Y, ¿qué hacen allí? Rezan y viven, aman y esperan. Como dice el lema de la Jornada Pro Orantibus, oran con fe, viven con esperanza. Viven en la fe de Abraham y Sara que, siendo ancianos esperaron contra toda esperanza, sabiendo que su futuro está totalmente en manos de aquel que les llamó. Y Dios les visitó en presencia de tres ángeles y les dio el hijo que esperaban.

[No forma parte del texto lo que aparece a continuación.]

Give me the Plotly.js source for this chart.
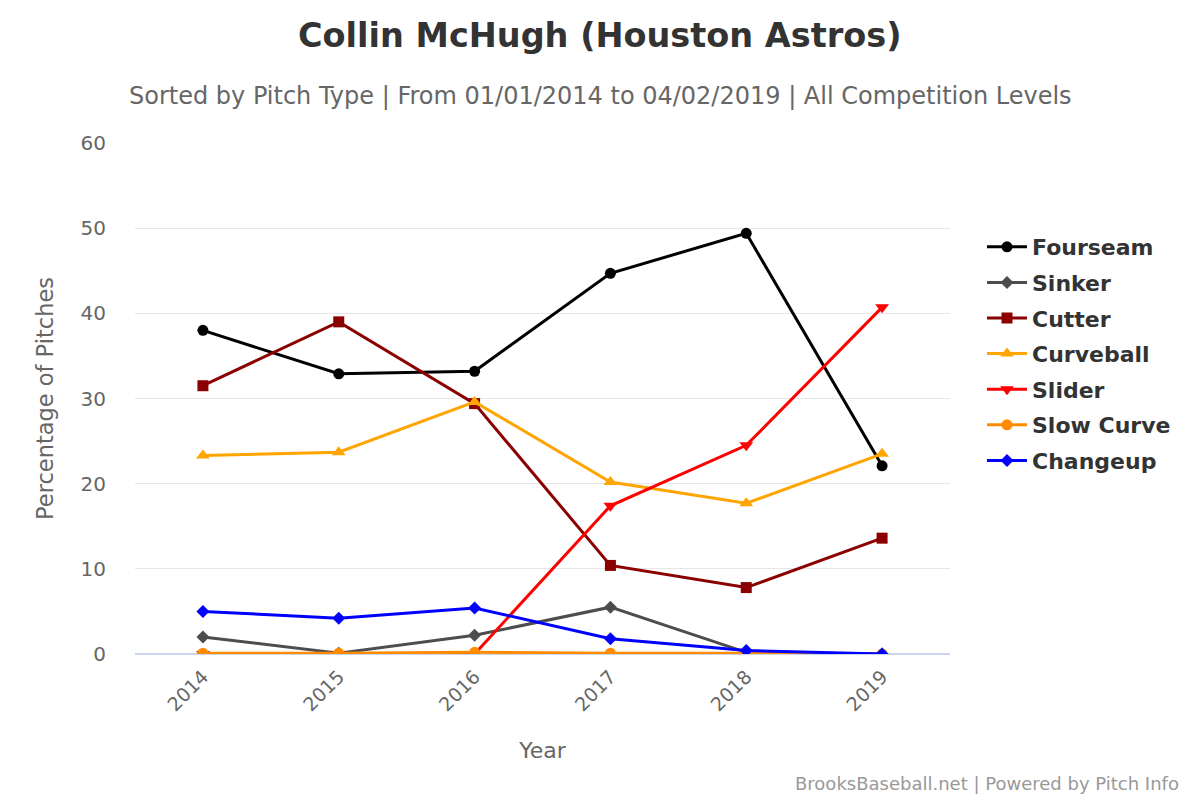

Nuestros monasterios no necesitan hacer programas de publicidad para llenar sus conventos, pues han hecho lo que tenían que hacer: responder a la llamada de Dios y ofrecer su vida para que sea tomada por el Señor y consagrada en el silencio, el trabajo y la oración. Su vida ya es fecunda y está llena de sentido. En realidad, es a nosotros a quienes más nos importa que sus monasterios sigan vivos y abiertos y, por eso, hemos de conocerlas y rezar por ellas y por los jóvenes que puedan abrir su corazón a la llamada del Señor a dejarlo todo y seguirle con el corazón encendido de su amor.